Stratio / cassandra-lucene-index

Lucene based secondary indexes for Cassandra
Apache License 2.0
600 stars 170 forks source link

Indexing is taking too long for a 2 GB data ? anything can be done?? #391

Open nirmalsinghkps opened 6 years ago

nirmalsinghkps commented 6 years ago

For a 2 GB data with 3 columns trying to index , its keep on running at back ground been more than 6 hours Still I dont see entry at system."IndexInfo" , quite confused on whats happening at back ground and is this plugin a right candidate for heavy tables with huge data.

**1. How to know the progress of index creation ?

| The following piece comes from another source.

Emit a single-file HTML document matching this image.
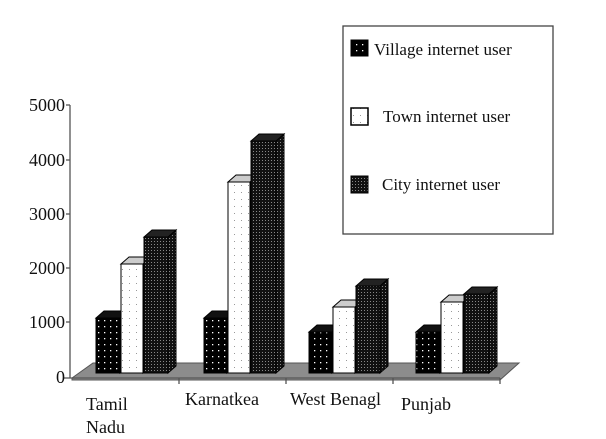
<!DOCTYPE html>
<html><head><style>body{margin:0;background:#fff}svg{display:block}</style></head><body>
<svg width="606" height="439" xmlns="http://www.w3.org/2000/svg" font-family="Liberation Serif, serif">
<defs>
<pattern id="pv" width="6" height="6" patternUnits="userSpaceOnUse"><rect width="6" height="6" fill="#000"/><rect x="2" y="2" width="1.3" height="1.3" fill="#fff"/></pattern>
<pattern id="pt" width="7" height="7" patternUnits="userSpaceOnUse"><rect width="7" height="7" fill="#fff"/><rect x="3" y="3" width="1" height="1" fill="#999"/></pattern>
<pattern id="pc" width="3" height="3" patternUnits="userSpaceOnUse"><rect width="3" height="3" fill="#111"/><rect x="1" y="1" width="1" height="1" fill="#888"/></pattern>
</defs>
<rect width="606" height="439" fill="#fff"/>
<polygon points="72,378 93,363 519,363 500,380 72,380" fill="#8c8c8c" stroke="#555" stroke-width="1"/>
<line x1="70" y1="105" x2="70" y2="378" stroke="#555" stroke-width="1.3"/>
<line x1="64" y1="378" x2="500" y2="378" stroke="#555" stroke-width="1.3"/>
<g stroke="#555" stroke-width="1.3">
<line x1="66" y1="105" x2="70" y2="105"/><line x1="66" y1="160" x2="70" y2="160"/><line x1="66" y1="214" x2="70" y2="214"/><line x1="66" y1="268" x2="70" y2="268"/><line x1="66" y1="322" x2="70" y2="322"/>
<line x1="179" y1="378" x2="179" y2="384"/><line x1="286" y1="378" x2="286" y2="384"/><line x1="393" y1="378" x2="393" y2="384"/><line x1="500" y1="378" x2="500" y2="384"/>
</g>
<g font-size="18" text-anchor="end" fill="#111">
<text x="65" y="111">5000</text><text x="65" y="166">4000</text><text x="65" y="220">3000</text><text x="65" y="274">2000</text><text x="65" y="328">1000</text><text x="65" y="383">0</text>
</g>
<g stroke="#000" stroke-width="1">
<!-- Tamil Nadu -->
<polygon points="120,373 128,366 128,311 120,318" fill="url(#pv)"/>
<polygon points="96,318 104,311 128,311 120,318" fill="#111"/>
<rect x="96" y="318" width="24" height="55" fill="url(#pv)"/>
<polygon points="143,373 151,366 151,257 143,264" fill="url(#pt)"/>
<polygon points="121,264 129,257 151,257 143,264" fill="#ccc"/>
<rect x="121" y="264" width="22" height="109" fill="url(#pt)"/>
<polygon points="168,373 176,366 176,230 168,237" fill="url(#pc)"/>
<polygon points="144,237 152,230 176,230 168,237" fill="#222"/>
<rect x="144" y="237" width="24" height="136" fill="url(#pc)"/>
<!-- Karnatkea -->
<polygon points="227,373 235,366 235,311 227,318" fill="url(#pv)"/>
<polygon points="204,318 212,311 235,311 227,318" fill="#111"/>
<rect x="204" y="318" width="23" height="55" fill="url(#pv)"/>
<polygon points="250,373 258,366 258,175 250,182" fill="url(#pt)"/>
<polygon points="228,182 236,175 258,175 250,182" fill="#ccc"/>
<rect x="228" y="182" width="22" height="191" fill="url(#pt)"/>
<polygon points="276,373 284,366 284,134 276,141" fill="url(#pc)"/>
<polygon points="251,141 259,134 284,134 276,141" fill="#222"/>
<rect x="251" y="141" width="25" height="232" fill="url(#pc)"/>
<!-- West Bengal -->
<polygon points="332,373 340,366 340,325 332,332" fill="url(#pv)"/>
<polygon points="309,332 317,325 340,325 332,332" fill="#111"/>
<rect x="309" y="332" width="23" height="41" fill="url(#pv)"/>
<polygon points="355,373 363,366 363,300 355,307" fill="url(#pt)"/>
<polygon points="333,307 341,300 363,300 355,307" fill="#ccc"/>
<rect x="333" y="307" width="22" height="66" fill="url(#pt)"/>
<polygon points="380,373 388,366 388,279 380,286" fill="url(#pc)"/>
<polygon points="356,286 364,279 388,279 380,286" fill="#222"/>
<rect x="356" y="286" width="24" height="87" fill="url(#pc)"/>
<!-- Punjab -->
<polygon points="440,373 448,366 448,325 440,332" fill="url(#pv)"/>
<polygon points="416,332 424,325 448,325 440,332" fill="#111"/>
<rect x="416" y="332" width="24" height="41" fill="url(#pv)"/>
<polygon points="463,373 471,366 471,295 463,302" fill="url(#pt)"/>
<polygon points="441,302 449,295 471,295 463,302" fill="#ccc"/>
<rect x="441" y="302" width="22" height="71" fill="url(#pt)"/>
<polygon points="489,373 497,366 497,287 489,294" fill="url(#pc)"/>
<polygon points="464,294 472,287 497,287 489,294" fill="#222"/>
<rect x="464" y="294" width="25" height="79" fill="url(#pc)"/>
</g>
<g font-size="18" fill="#111">
<text x="86" y="410">Tamil</text><text x="86" y="433">Nadu</text>
<text x="185" y="405">Karnatkea</text>
<text x="290" y="405">West Benagl</text>
<text x="401" y="410">Punjab</text>
</g>
<rect x="343" y="26" width="210" height="208" fill="#fff" stroke="#444" stroke-width="1.3"/>
<rect x="351" y="40" width="17" height="16" fill="url(#pv)" stroke="#000"/>
<rect x="351" y="108" width="17" height="17" fill="url(#pt)" stroke="#000" stroke-width="1.5"/>
<rect x="351" y="176" width="17" height="17" fill="url(#pc)" stroke="#000"/>
<g font-size="17" fill="#111">
<text x="374" y="55">Village internet user</text>
<text x="383" y="122">Town internet user</text>
<text x="382" y="190">City internet user</text>
</g>
</svg>
</body></html>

  1. How frequent this index will be updated , after its FIRST indexing ?
  2. Is this plugin an ideal candidate to index when a table has more than 250 Gb of data**
phambryan commented 6 years ago
  1. You can watch the progress by modifying trace statements to INFO. Recompile the plugin. https://github.com/Stratio/cassandra-lucene-index/blob/branch-3.0.14/plugin/src/main/scala/com/stratio/cassandra/lucene/IndexWriter.scala

  2. This is depending on your settings. But default refresh is triggered every 60s scanning for updates.

  3. This is a partitioning. Keep your partition size no larger than 10G (C* 3.11) with strong CPU/NVME storage. 250G is a lot of data if you're doing 128k columns that's still 2M rows; so only index what you need, and use filter to narrow data set.